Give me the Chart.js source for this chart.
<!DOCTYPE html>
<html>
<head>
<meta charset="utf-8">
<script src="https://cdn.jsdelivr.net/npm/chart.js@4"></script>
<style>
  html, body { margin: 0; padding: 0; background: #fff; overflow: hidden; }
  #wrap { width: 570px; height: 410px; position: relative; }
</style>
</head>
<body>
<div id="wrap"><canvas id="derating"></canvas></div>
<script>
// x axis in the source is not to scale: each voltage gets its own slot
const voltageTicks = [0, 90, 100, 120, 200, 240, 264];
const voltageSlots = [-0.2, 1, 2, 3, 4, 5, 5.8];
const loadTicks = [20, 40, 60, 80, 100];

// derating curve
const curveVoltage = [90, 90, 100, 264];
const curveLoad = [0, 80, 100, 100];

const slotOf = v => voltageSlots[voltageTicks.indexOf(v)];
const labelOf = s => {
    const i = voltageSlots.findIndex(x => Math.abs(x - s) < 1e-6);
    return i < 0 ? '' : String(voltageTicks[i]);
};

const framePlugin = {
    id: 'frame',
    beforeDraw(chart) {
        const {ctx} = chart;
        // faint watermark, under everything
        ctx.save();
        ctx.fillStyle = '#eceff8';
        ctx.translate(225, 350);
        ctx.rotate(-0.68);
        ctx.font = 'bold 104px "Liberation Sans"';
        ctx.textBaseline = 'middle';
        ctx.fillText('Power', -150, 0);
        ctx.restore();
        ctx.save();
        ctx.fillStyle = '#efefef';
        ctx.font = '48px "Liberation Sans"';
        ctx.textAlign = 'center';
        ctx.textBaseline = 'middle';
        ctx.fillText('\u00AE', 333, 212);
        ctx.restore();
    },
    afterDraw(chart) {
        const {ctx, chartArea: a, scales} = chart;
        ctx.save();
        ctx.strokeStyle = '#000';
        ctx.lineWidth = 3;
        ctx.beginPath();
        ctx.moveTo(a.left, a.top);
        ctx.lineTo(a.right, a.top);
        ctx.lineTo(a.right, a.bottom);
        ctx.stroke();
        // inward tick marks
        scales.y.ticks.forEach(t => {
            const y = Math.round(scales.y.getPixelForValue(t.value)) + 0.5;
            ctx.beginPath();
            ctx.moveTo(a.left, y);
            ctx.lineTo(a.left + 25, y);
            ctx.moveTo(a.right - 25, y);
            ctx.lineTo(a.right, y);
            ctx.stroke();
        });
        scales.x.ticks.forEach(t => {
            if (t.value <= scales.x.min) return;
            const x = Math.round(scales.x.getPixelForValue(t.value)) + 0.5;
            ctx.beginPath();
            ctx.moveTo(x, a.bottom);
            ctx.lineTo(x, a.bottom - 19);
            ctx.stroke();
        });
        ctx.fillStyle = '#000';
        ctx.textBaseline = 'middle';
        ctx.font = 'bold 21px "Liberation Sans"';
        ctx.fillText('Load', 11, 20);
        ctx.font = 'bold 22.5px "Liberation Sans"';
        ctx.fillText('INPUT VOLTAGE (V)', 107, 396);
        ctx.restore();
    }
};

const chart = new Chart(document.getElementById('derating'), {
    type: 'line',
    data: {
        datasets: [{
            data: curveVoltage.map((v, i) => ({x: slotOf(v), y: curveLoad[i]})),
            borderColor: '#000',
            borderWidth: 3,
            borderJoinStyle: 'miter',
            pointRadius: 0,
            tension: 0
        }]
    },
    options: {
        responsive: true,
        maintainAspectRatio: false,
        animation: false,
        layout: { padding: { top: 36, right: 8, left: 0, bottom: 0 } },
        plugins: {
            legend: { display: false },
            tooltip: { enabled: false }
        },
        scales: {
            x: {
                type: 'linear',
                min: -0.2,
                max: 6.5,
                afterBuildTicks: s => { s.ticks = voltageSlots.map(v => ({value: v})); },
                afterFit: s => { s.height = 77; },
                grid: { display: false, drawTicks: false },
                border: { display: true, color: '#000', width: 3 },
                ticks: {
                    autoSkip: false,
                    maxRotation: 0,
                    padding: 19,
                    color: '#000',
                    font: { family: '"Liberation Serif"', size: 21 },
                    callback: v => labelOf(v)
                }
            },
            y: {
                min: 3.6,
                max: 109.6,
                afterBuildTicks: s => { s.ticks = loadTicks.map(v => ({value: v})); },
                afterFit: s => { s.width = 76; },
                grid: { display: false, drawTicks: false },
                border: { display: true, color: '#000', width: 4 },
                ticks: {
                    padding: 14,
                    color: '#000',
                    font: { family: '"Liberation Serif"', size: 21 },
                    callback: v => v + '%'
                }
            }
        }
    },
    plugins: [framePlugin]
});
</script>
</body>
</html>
* * *
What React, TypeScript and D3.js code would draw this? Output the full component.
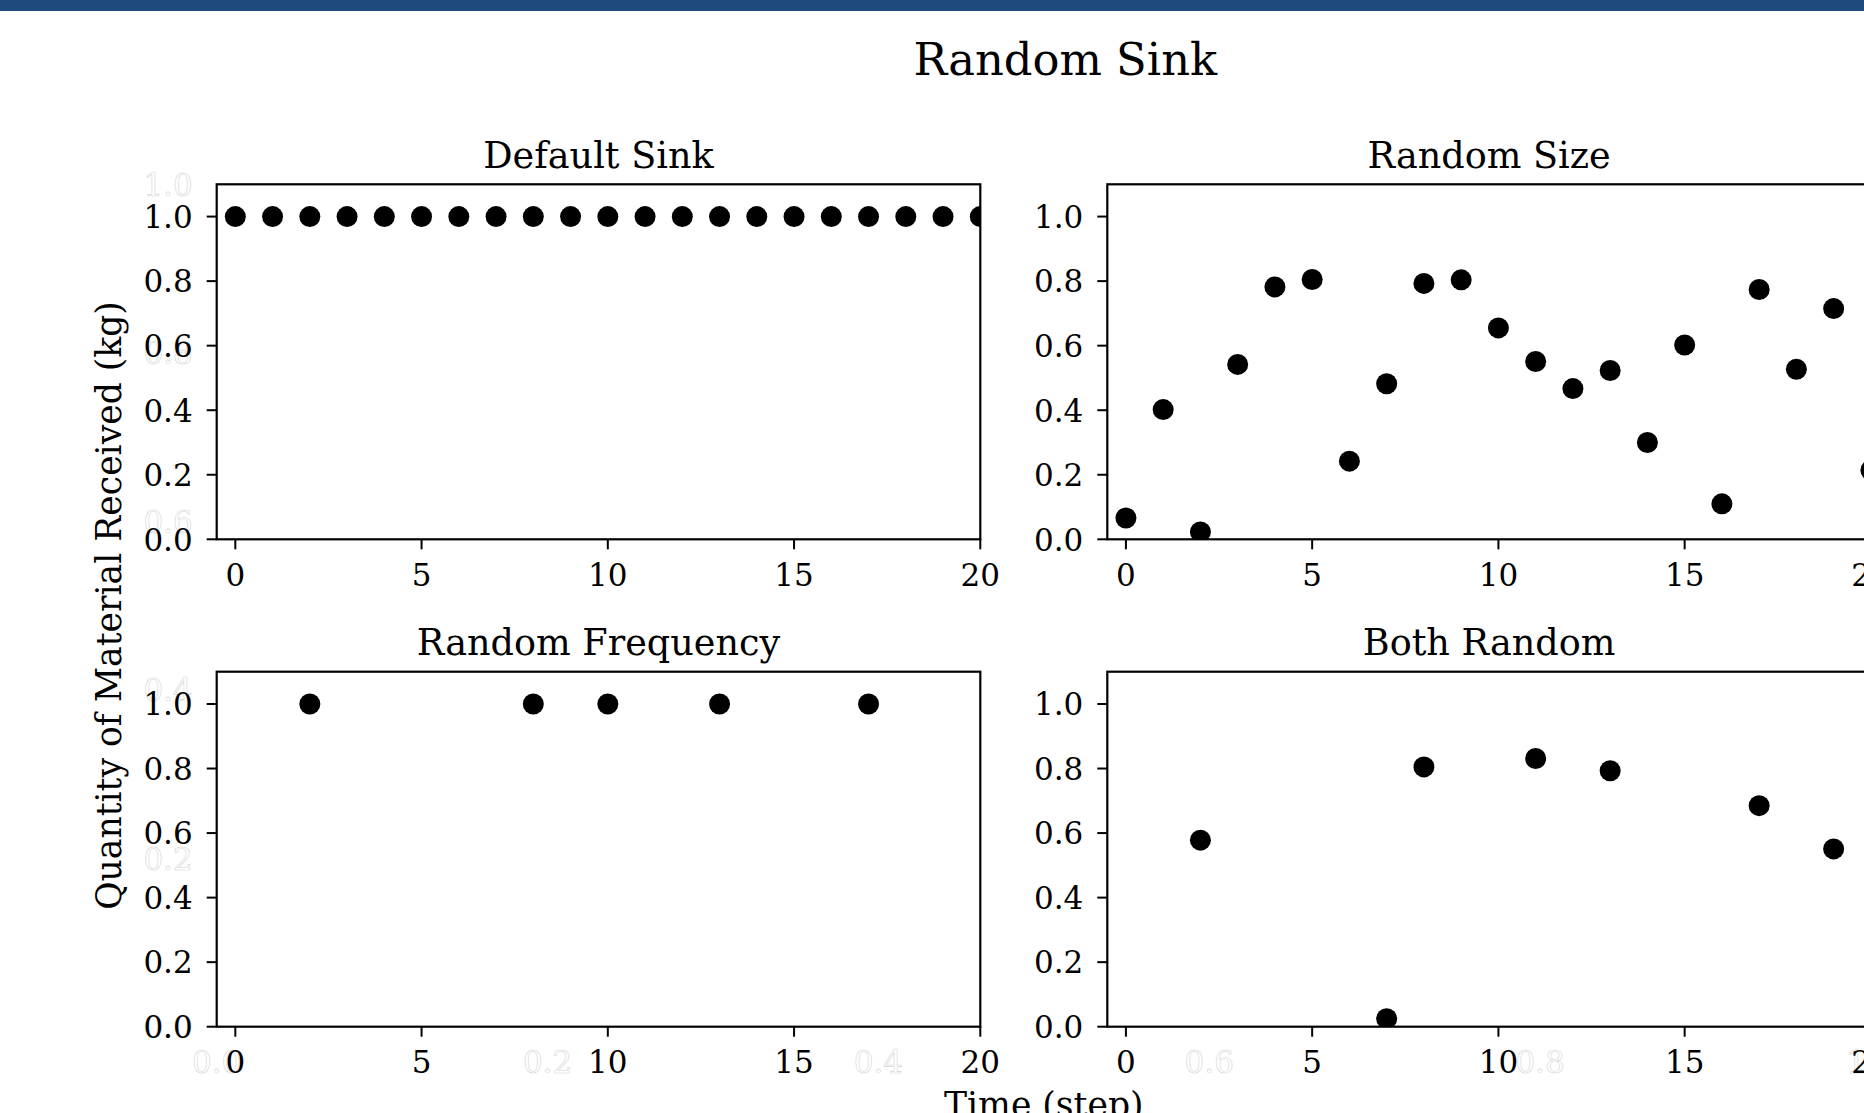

## Short exercise
Go through the material above and output exactly the lines from the one containing "Give me the Chart.js source for this chart." through the one containing "const curveLoad = [0, 80, 100, 100];".

## Right answer
Give me the Chart.js source for this chart.
<!DOCTYPE html>
<html>
<head>
<meta charset="utf-8">
<script src="https://cdn.jsdelivr.net/npm/chart.js@4"></script>
<style>
  html, body { margin: 0; padding: 0; background: #fff; overflow: hidden; }
  #wrap { width: 570px; height: 410px; position: relative; }
</style>
</head>
<body>
<div id="wrap"><canvas id="derating"></canvas></div>
<script>
// x axis in the source is not to scale: each voltage gets its own slot
const voltageTicks = [0, 90, 100, 120, 200, 240, 264];
const voltageSlots = [-0.2, 1, 2, 3, 4, 5, 5.8];
const loadTicks = [20, 40, 60, 80, 100];

// derating curve
const curveVoltage = [90, 90, 100, 264];
const curveLoad = [0, 80, 100, 100];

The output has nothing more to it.